Directions for this task
Pick out every line holding the string "uses" and copy it.

[Records supplied start]

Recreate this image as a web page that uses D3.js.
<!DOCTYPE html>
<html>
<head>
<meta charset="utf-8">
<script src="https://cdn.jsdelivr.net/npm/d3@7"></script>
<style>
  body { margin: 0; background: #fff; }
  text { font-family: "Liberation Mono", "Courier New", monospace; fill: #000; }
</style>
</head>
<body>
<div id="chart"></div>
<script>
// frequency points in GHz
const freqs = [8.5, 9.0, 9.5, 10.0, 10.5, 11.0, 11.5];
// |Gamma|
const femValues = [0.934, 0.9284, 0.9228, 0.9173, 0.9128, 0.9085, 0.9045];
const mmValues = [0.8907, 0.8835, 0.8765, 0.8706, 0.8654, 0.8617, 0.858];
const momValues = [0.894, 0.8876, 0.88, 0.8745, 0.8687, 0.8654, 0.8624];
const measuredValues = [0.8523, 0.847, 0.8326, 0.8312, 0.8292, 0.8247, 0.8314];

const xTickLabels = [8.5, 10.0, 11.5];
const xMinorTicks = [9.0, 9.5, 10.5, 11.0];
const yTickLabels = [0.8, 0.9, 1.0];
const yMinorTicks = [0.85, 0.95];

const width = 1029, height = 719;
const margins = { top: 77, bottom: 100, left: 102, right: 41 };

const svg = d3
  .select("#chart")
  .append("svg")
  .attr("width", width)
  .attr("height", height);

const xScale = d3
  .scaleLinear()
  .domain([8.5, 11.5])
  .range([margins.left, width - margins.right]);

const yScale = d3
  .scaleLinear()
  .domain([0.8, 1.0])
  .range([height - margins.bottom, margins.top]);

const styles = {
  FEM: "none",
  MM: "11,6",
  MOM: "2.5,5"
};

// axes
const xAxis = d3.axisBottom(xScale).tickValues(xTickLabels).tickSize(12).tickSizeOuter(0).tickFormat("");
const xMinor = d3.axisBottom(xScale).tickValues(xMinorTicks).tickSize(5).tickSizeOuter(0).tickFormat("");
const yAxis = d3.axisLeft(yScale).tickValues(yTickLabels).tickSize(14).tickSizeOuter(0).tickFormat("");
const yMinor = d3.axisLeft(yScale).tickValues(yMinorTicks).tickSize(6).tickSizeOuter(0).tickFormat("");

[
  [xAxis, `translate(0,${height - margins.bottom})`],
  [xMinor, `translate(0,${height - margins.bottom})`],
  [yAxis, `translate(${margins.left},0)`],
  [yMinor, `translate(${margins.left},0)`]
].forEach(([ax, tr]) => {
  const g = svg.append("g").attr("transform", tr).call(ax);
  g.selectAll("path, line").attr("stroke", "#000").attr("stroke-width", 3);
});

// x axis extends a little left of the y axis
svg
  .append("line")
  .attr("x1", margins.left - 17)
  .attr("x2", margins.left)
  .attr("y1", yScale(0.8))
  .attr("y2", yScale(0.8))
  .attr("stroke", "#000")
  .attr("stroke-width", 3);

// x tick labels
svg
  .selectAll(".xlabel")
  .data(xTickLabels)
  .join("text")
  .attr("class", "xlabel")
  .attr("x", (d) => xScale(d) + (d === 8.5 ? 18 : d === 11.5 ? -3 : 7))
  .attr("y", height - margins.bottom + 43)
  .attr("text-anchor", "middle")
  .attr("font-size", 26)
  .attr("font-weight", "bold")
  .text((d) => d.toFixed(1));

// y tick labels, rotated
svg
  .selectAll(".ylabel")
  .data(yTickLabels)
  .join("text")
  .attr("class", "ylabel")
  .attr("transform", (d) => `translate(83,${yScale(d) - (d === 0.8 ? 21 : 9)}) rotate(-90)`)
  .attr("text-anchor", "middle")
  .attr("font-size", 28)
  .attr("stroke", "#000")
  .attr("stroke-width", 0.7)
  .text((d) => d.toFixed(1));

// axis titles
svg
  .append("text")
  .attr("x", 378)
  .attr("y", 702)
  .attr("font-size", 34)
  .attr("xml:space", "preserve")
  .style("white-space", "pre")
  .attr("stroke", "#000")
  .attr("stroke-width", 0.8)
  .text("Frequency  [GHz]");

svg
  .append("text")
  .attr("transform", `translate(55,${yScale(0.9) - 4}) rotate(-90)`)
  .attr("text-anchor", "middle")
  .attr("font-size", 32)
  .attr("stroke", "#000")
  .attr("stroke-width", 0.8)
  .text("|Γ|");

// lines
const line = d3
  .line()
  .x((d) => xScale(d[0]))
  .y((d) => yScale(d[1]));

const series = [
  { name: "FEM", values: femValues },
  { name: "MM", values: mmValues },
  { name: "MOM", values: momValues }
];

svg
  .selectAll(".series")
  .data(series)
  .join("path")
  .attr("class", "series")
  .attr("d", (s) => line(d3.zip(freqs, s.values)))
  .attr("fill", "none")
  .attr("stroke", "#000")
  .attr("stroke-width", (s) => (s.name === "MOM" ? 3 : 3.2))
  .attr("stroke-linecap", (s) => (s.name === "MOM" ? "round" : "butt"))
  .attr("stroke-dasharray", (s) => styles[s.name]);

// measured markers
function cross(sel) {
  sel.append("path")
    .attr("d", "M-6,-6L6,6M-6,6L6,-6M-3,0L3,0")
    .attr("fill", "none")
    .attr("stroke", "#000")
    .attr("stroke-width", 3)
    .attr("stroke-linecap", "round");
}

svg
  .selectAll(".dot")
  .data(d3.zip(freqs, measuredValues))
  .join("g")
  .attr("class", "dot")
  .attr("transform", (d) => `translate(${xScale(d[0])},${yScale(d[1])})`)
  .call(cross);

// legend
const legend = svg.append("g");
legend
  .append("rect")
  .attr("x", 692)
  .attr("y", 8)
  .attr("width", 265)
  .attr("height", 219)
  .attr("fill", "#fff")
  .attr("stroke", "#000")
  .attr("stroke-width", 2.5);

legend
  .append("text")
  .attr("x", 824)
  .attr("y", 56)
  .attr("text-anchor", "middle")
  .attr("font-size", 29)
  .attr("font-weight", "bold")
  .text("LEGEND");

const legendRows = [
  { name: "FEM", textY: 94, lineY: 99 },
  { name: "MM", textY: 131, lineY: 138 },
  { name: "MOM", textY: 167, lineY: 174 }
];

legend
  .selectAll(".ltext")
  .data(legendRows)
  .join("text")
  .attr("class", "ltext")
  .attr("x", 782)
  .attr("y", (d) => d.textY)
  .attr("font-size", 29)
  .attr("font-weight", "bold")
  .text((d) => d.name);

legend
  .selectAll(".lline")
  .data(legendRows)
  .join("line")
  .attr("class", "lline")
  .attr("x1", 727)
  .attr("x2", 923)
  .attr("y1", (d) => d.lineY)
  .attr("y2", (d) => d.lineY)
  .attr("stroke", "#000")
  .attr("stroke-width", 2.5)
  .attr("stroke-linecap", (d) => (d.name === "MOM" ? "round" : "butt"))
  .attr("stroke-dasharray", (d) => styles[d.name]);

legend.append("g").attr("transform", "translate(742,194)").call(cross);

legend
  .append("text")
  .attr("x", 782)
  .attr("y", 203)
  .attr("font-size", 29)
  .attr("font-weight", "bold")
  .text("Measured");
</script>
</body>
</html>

[Records supplied end]
[Records supplied start]

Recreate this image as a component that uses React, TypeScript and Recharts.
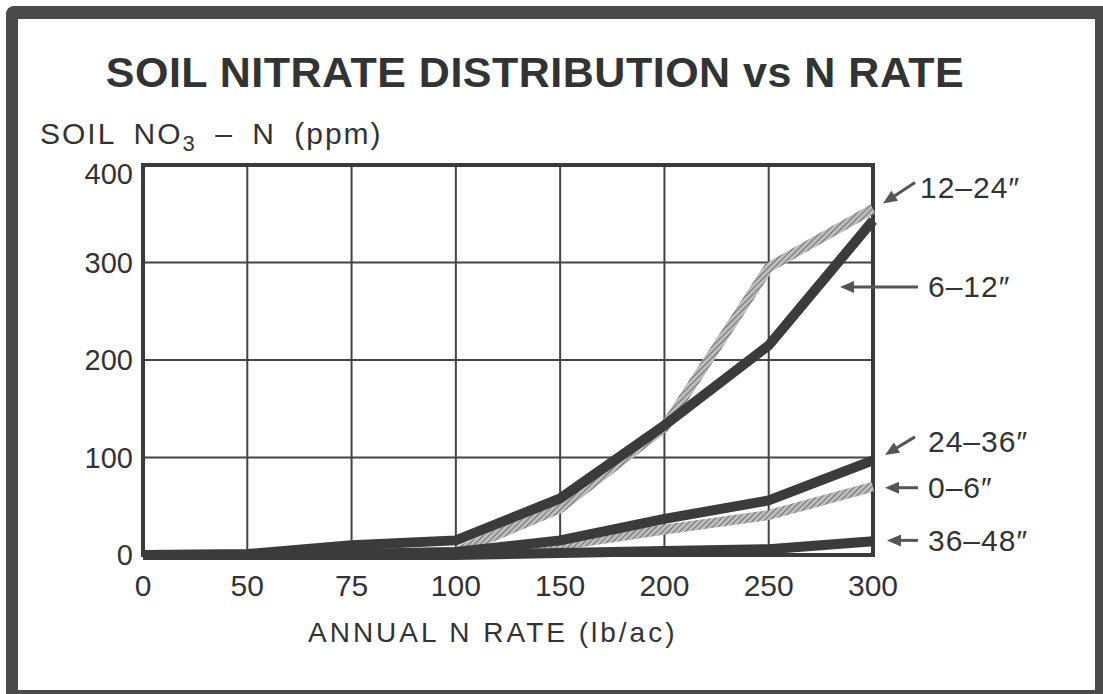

[Records supplied end]
[Records supplied start]

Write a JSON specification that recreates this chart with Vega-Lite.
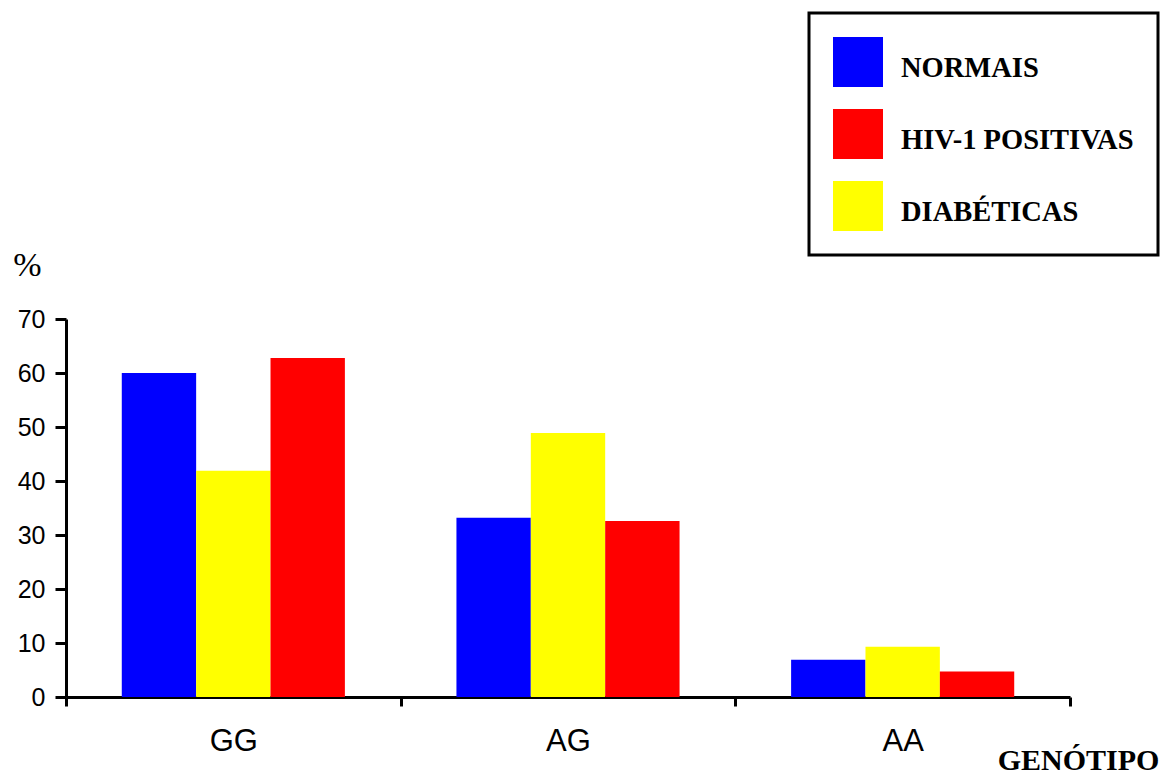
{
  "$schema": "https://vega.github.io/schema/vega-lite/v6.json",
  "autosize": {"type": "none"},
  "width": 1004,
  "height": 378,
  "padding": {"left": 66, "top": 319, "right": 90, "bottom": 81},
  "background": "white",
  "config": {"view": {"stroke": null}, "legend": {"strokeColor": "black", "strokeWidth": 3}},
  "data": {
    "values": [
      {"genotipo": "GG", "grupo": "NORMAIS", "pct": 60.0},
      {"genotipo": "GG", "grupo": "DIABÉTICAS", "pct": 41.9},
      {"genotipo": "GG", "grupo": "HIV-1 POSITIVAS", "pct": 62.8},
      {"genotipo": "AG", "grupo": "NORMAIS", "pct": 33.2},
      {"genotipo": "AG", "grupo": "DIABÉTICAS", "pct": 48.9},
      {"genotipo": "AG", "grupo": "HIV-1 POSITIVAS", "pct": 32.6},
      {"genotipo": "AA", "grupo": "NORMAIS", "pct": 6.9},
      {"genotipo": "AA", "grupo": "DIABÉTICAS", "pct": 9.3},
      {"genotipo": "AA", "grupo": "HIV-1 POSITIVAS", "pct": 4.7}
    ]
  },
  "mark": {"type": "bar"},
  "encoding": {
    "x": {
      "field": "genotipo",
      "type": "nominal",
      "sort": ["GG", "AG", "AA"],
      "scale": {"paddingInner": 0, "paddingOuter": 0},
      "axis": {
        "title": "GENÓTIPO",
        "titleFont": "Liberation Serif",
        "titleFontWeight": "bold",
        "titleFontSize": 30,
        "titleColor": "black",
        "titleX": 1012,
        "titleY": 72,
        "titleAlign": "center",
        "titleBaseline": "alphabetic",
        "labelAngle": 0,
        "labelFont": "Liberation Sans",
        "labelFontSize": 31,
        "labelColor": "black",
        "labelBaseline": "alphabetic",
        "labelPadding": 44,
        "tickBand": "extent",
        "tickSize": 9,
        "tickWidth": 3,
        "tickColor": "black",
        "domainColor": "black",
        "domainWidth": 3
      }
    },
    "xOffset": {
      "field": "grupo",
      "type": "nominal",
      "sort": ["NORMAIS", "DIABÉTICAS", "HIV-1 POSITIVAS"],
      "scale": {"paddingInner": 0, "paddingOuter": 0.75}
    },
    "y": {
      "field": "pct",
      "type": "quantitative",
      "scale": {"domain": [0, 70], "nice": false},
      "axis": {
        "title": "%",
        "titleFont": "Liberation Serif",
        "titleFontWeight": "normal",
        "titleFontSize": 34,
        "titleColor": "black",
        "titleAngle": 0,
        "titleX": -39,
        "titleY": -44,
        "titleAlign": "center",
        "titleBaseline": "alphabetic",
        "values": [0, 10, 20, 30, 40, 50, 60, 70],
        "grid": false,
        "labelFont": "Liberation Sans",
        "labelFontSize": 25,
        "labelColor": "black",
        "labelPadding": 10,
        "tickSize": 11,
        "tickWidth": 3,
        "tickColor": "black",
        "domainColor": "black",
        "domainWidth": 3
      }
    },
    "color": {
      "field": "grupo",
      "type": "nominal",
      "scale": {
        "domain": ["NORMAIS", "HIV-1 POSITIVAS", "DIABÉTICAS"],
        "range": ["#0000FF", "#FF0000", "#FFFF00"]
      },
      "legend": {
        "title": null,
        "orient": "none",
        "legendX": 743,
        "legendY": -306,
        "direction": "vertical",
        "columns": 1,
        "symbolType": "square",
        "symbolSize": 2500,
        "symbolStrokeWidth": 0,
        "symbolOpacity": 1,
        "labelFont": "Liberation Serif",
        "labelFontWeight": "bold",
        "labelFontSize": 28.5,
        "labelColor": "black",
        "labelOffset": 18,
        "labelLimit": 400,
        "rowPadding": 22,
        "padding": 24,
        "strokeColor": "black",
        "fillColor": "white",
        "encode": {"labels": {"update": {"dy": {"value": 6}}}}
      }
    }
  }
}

[Records supplied end]

Answer for this exercise
Recreate this image as a web page that uses D3.js.
Recreate this image as a component that uses React, TypeScript and Recharts.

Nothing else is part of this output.